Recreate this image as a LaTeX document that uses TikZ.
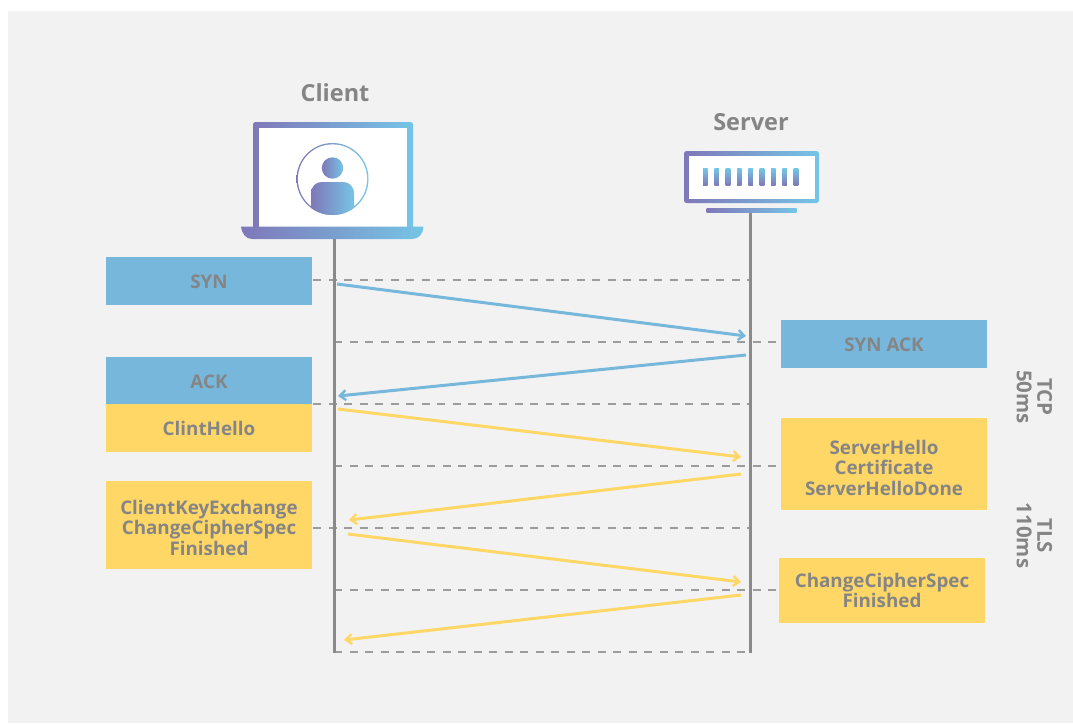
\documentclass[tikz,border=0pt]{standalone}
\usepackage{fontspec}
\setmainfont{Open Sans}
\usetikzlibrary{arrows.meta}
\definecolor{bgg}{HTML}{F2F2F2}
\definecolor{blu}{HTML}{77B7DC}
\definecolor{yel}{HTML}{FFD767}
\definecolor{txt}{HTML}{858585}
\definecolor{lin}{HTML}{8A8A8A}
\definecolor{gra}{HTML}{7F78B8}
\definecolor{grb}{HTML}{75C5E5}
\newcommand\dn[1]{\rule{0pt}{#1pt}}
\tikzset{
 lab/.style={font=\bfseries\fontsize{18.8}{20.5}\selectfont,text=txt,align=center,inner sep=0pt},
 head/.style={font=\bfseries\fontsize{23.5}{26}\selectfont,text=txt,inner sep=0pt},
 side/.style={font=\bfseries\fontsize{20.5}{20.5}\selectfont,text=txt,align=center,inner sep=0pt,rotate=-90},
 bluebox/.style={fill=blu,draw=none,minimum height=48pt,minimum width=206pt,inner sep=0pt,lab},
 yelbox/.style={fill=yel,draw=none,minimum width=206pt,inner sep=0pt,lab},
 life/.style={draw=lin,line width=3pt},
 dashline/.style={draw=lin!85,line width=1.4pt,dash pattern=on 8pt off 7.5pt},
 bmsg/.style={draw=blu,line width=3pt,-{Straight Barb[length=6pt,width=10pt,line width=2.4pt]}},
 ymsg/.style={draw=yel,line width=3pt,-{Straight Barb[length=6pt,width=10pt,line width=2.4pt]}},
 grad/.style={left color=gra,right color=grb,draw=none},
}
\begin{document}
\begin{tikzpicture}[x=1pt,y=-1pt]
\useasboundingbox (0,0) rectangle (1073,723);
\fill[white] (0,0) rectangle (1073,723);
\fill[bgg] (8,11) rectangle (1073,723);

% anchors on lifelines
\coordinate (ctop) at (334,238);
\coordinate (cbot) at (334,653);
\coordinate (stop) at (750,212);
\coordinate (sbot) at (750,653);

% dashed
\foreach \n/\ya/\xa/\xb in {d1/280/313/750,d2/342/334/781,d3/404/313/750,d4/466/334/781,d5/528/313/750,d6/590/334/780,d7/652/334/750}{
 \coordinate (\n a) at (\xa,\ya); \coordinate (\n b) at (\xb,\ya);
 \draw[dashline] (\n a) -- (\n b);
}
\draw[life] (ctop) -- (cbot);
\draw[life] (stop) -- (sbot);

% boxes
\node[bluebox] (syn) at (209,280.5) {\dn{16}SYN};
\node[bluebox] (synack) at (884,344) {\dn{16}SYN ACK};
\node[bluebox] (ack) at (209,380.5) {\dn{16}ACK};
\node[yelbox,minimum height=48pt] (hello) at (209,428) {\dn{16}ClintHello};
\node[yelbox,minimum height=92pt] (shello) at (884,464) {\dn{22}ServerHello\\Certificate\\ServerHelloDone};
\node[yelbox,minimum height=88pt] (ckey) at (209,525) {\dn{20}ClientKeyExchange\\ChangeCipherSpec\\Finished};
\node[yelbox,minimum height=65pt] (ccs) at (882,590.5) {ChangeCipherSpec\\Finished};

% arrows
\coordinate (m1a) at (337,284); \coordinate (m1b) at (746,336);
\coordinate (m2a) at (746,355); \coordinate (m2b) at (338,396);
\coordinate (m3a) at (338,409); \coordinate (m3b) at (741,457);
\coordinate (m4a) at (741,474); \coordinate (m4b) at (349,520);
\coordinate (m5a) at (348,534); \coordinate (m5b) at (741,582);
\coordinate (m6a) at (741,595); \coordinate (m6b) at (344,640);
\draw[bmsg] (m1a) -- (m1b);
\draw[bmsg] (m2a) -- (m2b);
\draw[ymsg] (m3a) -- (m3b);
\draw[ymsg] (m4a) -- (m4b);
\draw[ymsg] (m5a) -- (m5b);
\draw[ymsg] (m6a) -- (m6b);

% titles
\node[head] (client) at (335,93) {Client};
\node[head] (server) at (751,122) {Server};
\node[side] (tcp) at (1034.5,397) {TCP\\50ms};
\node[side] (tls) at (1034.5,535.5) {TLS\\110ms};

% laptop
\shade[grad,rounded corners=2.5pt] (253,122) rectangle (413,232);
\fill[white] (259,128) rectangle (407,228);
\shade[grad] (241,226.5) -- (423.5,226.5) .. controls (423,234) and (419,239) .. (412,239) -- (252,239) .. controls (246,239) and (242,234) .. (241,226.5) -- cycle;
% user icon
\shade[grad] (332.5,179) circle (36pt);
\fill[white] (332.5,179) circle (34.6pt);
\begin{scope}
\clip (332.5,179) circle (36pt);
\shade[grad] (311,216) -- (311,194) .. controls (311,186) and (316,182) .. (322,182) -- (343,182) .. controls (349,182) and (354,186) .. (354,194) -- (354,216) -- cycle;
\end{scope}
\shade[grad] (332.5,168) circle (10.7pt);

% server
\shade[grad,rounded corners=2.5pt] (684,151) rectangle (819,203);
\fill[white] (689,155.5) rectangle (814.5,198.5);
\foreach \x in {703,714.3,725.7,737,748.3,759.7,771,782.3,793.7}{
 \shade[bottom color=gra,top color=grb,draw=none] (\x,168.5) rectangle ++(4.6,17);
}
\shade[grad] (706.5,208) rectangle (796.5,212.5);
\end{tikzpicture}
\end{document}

◇ ◇ ◇

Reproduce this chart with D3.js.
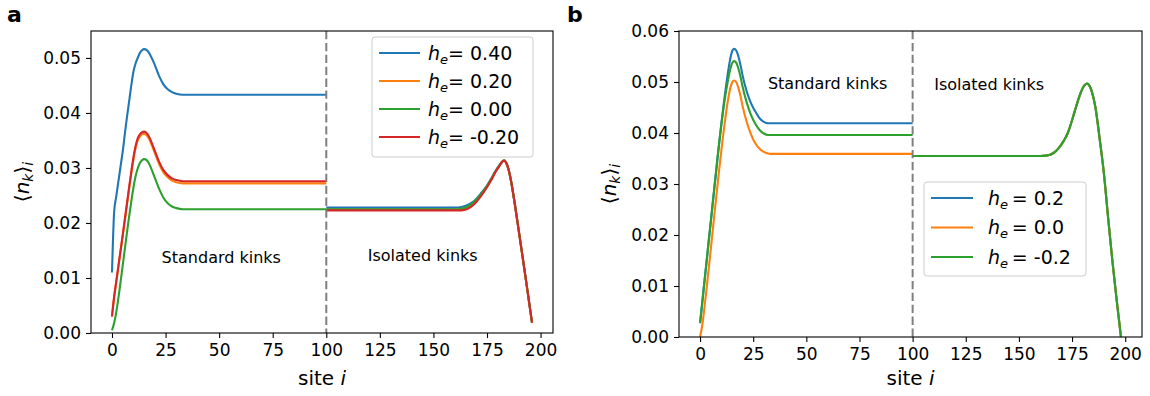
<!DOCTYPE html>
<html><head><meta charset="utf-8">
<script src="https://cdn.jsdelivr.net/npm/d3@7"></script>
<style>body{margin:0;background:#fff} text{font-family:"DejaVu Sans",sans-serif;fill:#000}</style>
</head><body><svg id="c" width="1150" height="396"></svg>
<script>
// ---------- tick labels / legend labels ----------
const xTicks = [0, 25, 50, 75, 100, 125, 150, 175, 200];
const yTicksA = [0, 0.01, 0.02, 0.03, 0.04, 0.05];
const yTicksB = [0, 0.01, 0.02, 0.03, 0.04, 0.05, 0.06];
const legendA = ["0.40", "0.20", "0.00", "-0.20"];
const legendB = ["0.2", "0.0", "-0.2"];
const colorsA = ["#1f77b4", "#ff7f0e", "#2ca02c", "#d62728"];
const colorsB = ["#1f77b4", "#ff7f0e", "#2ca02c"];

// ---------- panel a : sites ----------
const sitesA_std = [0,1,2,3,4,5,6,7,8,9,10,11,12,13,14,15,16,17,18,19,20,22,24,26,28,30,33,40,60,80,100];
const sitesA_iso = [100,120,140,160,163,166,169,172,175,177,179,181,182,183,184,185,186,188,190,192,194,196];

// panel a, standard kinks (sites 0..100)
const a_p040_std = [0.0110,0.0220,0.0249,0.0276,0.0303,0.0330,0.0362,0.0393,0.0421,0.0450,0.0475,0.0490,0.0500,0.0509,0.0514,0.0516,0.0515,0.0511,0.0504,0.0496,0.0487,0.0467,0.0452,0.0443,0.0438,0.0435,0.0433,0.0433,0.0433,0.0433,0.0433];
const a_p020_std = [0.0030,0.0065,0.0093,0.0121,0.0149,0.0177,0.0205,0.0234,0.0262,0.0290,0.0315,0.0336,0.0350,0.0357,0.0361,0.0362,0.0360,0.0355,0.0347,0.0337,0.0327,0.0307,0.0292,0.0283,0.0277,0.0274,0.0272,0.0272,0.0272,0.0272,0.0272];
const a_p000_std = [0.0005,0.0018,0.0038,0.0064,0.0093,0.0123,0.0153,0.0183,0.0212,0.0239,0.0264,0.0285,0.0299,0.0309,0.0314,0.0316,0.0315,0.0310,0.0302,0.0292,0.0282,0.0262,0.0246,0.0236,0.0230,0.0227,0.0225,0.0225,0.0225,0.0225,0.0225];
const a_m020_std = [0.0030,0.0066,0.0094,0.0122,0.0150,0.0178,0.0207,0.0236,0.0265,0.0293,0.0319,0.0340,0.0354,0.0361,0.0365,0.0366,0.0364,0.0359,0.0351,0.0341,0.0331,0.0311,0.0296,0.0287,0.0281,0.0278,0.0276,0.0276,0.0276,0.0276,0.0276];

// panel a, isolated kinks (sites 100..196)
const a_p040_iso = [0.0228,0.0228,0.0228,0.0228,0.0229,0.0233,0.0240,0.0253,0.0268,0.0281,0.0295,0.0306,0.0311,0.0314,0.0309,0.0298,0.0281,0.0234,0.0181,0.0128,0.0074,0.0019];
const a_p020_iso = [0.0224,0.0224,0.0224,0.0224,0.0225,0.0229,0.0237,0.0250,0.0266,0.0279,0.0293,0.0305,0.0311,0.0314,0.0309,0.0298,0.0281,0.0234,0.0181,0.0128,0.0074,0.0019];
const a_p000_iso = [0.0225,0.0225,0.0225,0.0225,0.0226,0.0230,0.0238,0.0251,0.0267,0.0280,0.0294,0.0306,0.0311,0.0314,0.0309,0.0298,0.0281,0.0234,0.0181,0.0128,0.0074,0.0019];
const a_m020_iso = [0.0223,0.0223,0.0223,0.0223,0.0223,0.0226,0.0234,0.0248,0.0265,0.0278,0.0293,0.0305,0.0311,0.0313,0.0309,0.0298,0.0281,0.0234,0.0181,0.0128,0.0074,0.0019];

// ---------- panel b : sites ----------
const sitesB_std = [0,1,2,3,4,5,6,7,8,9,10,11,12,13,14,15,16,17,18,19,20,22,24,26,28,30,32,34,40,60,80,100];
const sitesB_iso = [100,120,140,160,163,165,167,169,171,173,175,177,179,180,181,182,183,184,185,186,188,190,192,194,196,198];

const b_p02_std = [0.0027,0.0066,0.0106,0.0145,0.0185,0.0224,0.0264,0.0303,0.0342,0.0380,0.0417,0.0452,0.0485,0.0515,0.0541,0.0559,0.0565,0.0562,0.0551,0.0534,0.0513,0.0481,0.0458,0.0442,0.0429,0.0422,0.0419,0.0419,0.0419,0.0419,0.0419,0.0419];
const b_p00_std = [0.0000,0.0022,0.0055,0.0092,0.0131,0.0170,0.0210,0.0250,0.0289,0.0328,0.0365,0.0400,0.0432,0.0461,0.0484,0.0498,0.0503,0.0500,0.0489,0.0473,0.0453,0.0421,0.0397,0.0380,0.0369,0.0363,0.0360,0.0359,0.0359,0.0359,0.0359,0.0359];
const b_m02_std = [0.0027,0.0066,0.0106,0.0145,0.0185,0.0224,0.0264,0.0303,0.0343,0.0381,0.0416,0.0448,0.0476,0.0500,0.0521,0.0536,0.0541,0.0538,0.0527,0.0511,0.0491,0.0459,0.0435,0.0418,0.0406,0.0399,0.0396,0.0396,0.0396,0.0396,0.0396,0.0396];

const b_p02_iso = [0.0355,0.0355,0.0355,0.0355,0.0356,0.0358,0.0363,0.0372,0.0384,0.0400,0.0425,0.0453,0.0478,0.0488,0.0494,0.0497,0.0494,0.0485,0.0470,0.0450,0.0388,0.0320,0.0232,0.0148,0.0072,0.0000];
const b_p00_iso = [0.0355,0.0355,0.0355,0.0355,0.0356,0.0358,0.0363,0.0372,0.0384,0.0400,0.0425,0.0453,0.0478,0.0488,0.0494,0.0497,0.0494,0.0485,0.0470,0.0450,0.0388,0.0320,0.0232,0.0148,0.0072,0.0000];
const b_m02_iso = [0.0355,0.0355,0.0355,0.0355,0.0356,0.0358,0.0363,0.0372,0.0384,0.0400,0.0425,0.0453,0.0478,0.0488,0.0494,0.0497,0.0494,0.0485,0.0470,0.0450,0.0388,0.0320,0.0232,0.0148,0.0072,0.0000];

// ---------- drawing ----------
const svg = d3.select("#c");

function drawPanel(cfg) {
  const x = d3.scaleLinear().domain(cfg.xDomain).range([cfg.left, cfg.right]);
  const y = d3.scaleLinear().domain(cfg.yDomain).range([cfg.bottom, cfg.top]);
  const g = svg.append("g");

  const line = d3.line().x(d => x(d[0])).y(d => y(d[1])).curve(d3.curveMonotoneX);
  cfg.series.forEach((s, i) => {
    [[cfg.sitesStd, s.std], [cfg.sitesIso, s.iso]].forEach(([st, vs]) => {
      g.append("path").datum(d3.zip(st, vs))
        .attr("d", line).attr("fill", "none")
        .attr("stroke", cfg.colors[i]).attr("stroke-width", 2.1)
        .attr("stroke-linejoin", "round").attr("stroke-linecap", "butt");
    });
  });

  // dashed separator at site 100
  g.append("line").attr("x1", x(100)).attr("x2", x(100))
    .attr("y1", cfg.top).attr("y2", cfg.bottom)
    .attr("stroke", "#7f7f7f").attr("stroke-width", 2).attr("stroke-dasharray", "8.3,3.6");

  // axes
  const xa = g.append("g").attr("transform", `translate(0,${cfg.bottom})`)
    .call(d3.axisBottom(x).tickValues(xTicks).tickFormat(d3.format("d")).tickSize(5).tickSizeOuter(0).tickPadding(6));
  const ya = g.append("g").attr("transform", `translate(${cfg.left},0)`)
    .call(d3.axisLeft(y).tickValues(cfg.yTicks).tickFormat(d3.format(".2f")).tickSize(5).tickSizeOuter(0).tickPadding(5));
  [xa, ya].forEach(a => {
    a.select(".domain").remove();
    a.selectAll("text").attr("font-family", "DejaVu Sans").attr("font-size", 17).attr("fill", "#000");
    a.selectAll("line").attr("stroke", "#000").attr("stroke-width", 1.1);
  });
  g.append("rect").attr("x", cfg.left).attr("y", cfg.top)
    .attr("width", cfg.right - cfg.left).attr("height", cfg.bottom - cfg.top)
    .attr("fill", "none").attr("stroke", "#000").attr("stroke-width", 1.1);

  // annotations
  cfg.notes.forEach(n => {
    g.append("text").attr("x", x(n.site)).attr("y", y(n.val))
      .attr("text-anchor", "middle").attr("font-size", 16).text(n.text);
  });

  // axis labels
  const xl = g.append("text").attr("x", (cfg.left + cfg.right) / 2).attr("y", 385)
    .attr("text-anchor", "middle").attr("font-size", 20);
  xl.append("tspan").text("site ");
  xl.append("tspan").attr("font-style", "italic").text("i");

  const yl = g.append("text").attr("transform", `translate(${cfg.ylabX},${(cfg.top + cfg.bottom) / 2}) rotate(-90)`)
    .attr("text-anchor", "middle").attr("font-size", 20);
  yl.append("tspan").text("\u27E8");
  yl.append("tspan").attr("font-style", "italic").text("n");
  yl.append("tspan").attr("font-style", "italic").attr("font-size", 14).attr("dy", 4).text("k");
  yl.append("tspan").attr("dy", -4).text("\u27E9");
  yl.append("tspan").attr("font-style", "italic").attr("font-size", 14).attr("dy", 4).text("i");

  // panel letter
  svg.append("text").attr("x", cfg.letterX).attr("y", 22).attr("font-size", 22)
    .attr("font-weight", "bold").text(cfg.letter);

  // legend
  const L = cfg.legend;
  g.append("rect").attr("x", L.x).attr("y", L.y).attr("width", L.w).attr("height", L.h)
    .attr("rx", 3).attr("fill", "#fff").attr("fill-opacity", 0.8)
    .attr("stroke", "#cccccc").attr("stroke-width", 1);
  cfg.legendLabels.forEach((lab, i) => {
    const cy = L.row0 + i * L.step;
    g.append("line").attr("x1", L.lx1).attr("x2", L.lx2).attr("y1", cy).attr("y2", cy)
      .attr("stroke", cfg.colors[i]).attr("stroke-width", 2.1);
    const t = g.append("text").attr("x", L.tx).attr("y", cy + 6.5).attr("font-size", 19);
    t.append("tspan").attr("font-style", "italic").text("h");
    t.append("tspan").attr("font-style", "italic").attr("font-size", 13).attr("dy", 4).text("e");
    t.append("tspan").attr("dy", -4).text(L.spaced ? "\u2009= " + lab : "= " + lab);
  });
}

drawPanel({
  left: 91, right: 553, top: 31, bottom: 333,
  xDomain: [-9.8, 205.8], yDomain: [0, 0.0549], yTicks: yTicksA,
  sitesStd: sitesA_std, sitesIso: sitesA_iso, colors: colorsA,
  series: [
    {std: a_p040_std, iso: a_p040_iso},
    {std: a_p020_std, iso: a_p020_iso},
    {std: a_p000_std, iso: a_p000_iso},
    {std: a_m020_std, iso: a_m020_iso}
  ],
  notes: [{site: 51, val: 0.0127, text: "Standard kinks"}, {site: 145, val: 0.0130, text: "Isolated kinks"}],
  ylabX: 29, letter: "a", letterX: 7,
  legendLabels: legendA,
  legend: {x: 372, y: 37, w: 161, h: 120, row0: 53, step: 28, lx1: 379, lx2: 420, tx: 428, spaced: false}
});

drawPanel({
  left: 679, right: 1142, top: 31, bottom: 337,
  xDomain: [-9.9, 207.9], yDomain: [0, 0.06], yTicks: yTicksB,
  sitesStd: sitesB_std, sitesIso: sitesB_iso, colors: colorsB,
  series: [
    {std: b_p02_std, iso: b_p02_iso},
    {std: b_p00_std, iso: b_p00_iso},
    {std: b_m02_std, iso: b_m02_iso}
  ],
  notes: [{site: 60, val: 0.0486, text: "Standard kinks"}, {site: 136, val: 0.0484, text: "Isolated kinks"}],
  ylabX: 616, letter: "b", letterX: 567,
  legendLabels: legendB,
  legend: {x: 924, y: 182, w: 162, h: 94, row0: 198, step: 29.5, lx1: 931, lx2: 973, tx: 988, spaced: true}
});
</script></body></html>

◇ ◇ ◇

[Task instructions]
Only the lines from the one with "Recreate this image" down to the one with "(sbot) at (750,653);" belong in your copy, both ends included; write them out exactly and skip any pictures.

[Written reply]
Recreate this image as a LaTeX document that uses TikZ.
\documentclass[tikz,border=0pt]{standalone}
\usepackage{fontspec}
\setmainfont{Open Sans}
\usetikzlibrary{arrows.meta}
\definecolor{bgg}{HTML}{F2F2F2}
\definecolor{blu}{HTML}{77B7DC}
\definecolor{yel}{HTML}{FFD767}
\definecolor{txt}{HTML}{858585}
\definecolor{lin}{HTML}{8A8A8A}
\definecolor{gra}{HTML}{7F78B8}
\definecolor{grb}{HTML}{75C5E5}
\newcommand\dn[1]{\rule{0pt}{#1pt}}
\tikzset{
 lab/.style={font=\bfseries\fontsize{18.8}{20.5}\selectfont,text=txt,align=center,inner sep=0pt},
 head/.style={font=\bfseries\fontsize{23.5}{26}\selectfont,text=txt,inner sep=0pt},
 side/.style={font=\bfseries\fontsize{20.5}{20.5}\selectfont,text=txt,align=center,inner sep=0pt,rotate=-90},
 bluebox/.style={fill=blu,draw=none,minimum height=48pt,minimum width=206pt,inner sep=0pt,lab},
 yelbox/.style={fill=yel,draw=none,minimum width=206pt,inner sep=0pt,lab},
 life/.style={draw=lin,line width=3pt},
 dashline/.style={draw=lin!85,line width=1.4pt,dash pattern=on 8pt off 7.5pt},
 bmsg/.style={draw=blu,line width=3pt,-{Straight Barb[length=6pt,width=10pt,line width=2.4pt]}},
 ymsg/.style={draw=yel,line width=3pt,-{Straight Barb[length=6pt,width=10pt,line width=2.4pt]}},
 grad/.style={left color=gra,right color=grb,draw=none},
}
\begin{document}
\begin{tikzpicture}[x=1pt,y=-1pt]
\useasboundingbox (0,0) rectangle (1073,723);
\fill[white] (0,0) rectangle (1073,723);
\fill[bgg] (8,11) rectangle (1073,723);

% anchors on lifelines
\coordinate (ctop) at (334,238);
\coordinate (cbot) at (334,653);
\coordinate (stop) at (750,212);
\coordinate (sbot) at (750,653);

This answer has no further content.